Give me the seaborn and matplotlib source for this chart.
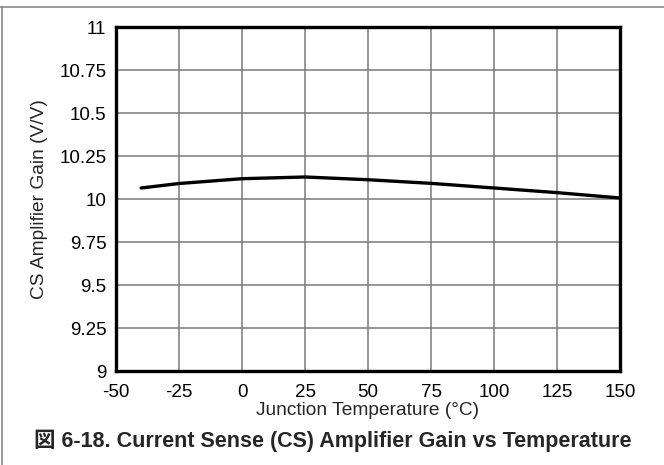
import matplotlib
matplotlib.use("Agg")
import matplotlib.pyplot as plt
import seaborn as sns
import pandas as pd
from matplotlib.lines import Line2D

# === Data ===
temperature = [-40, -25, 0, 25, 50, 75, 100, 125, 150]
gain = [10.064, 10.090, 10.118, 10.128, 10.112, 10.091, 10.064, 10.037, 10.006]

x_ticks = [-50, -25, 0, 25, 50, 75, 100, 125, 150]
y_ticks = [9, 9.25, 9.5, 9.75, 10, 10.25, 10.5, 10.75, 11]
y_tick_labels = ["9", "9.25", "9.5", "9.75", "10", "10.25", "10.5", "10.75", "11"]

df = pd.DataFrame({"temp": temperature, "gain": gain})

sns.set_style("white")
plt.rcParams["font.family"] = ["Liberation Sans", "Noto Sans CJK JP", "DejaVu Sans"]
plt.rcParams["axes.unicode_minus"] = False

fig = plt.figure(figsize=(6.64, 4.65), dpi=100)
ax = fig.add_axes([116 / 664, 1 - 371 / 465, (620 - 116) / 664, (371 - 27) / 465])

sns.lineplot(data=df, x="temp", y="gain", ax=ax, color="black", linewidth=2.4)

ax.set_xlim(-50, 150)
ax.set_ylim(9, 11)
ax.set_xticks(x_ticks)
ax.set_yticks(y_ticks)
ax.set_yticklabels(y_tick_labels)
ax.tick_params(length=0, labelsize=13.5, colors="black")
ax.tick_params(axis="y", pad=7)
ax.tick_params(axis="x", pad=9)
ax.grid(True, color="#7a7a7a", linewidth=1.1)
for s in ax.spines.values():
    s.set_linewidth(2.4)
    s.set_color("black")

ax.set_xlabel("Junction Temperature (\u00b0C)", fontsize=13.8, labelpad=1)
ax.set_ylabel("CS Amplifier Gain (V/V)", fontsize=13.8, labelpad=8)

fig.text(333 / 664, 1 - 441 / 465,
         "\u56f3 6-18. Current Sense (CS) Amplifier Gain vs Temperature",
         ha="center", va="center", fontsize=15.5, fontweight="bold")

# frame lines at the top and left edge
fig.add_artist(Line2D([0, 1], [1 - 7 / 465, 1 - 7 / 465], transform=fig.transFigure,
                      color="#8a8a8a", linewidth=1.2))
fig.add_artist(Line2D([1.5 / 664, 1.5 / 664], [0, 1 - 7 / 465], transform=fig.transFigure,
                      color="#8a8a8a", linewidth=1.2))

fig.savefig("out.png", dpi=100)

----

GIVEN PROBLEM:
Copy out each line of the data where the string "seaborn" appears.

WRITTEN ANSWER:
Give me the seaborn and matplotlib source for this chart.
import seaborn as sns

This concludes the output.